The murder really is horrible, as the boys’ hooks tear at the man’s flesh before he careers backwards into the river to drown. It leaves them traumatised – but it is Obembe, the eldest, who really seems to feel it. Obioma doesn’t need to spell it out but he does anyway, before their father’s plans come crashing down: this isn’t going to end with Ben and his brother catching the plane to Canada with their uncle and live the life their father has always dreamt for them. (Their father has been to Lagos for their passports and visas.) It ends with Obembe disappeared who knows where and Ben, following a noisy arrest, on trial. His lawyer does not seem at all the confident figure he usually presents in the courtroom, and… the sentence Ben receives is like that other favourite of Greek tragedies, exile. In fact, he is sentenced to imprisonment until he reaches adulthood at the age of eighteen – but he is forbidden all contact with his family and the outside world. He gets smuggled letters from Obembe for a year or two, but they come to an end when, as he discovers later, the boy acting as courier dies. He is released at the age of sixteen when there is a kind of amnesty as some politician or other seeks to gain popularity.
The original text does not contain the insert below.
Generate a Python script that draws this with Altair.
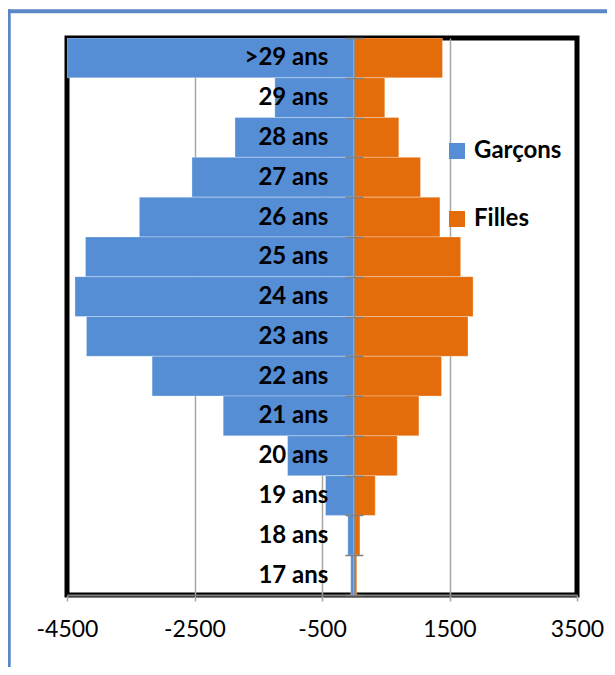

Between 1997 and 2003, a lot has happened and none of it seems good. His mother, he now finds out, spent another year in a psychiatric hospital. His father seems old and grey, nothing like the terrifying figure of his childhood. And Nigeria… what? Things fall apart, as described in the death of MKO in prison (near the start of Ben’s imprisonment, in fact) and the day-today perils of ordinary life. The state of the roads come to represent life in general – they are a death-trap. Not only has their friend Bode been killed in a car crash – he was the man who had always helped them and who discovered Boja’s body – but that also happened to the boy who had carried Obembe’s letters. It’s a broken country.

And don’t expect any resolutions. Obembe, in an early letter that Ben reads so often he knows it by heart, promised he would go home to greet him on his release. And, three pages from the end… there he is, isn’t he? Ben thinks he sees the black shadow of a figure trying to climb into their garden – but nobody else in the family can see it. They are all looking at him, not the shadow, ‘unwilling to say a word.’ But he persists – ‘“Who is there?” I said again’ – and, at last, the figure answers. But the moment is full of ambiguities. ‘It is me, Obe, your brother’ says the figure – but, instead of offering the joy of a reunion after all these years, the narrative catapults us back to the courtroom when Ben first began to testify.

Plenty is happening there, as he begins his testimony with the opening lines of the novel – ‘We were fishermen. My brothers and I became –’ and this leads to emotional outbursts from both his parents. Ben remembers his father calming his mother – and then a ‘vision’ from the moment before he continues to speak. And it makes the ending into something very strange indeed. ‘In the darkness I saw the silhouette of a man with a rucksack walking back home the same way he’d left. He was almost home, almost within reach when the judge knocked his staff on the table three times and bellowed: “You may now proceed.”’

Tragedies don’t end with the return of the prodigal son. Still part of the same strange flashback, the last line of the novel takes us full circle: ‘I opened my eyes, cleared my throat, and started all over again.’ Whatever terrible things are happening in Nigeria aren’t going to be coming to an end any time soon.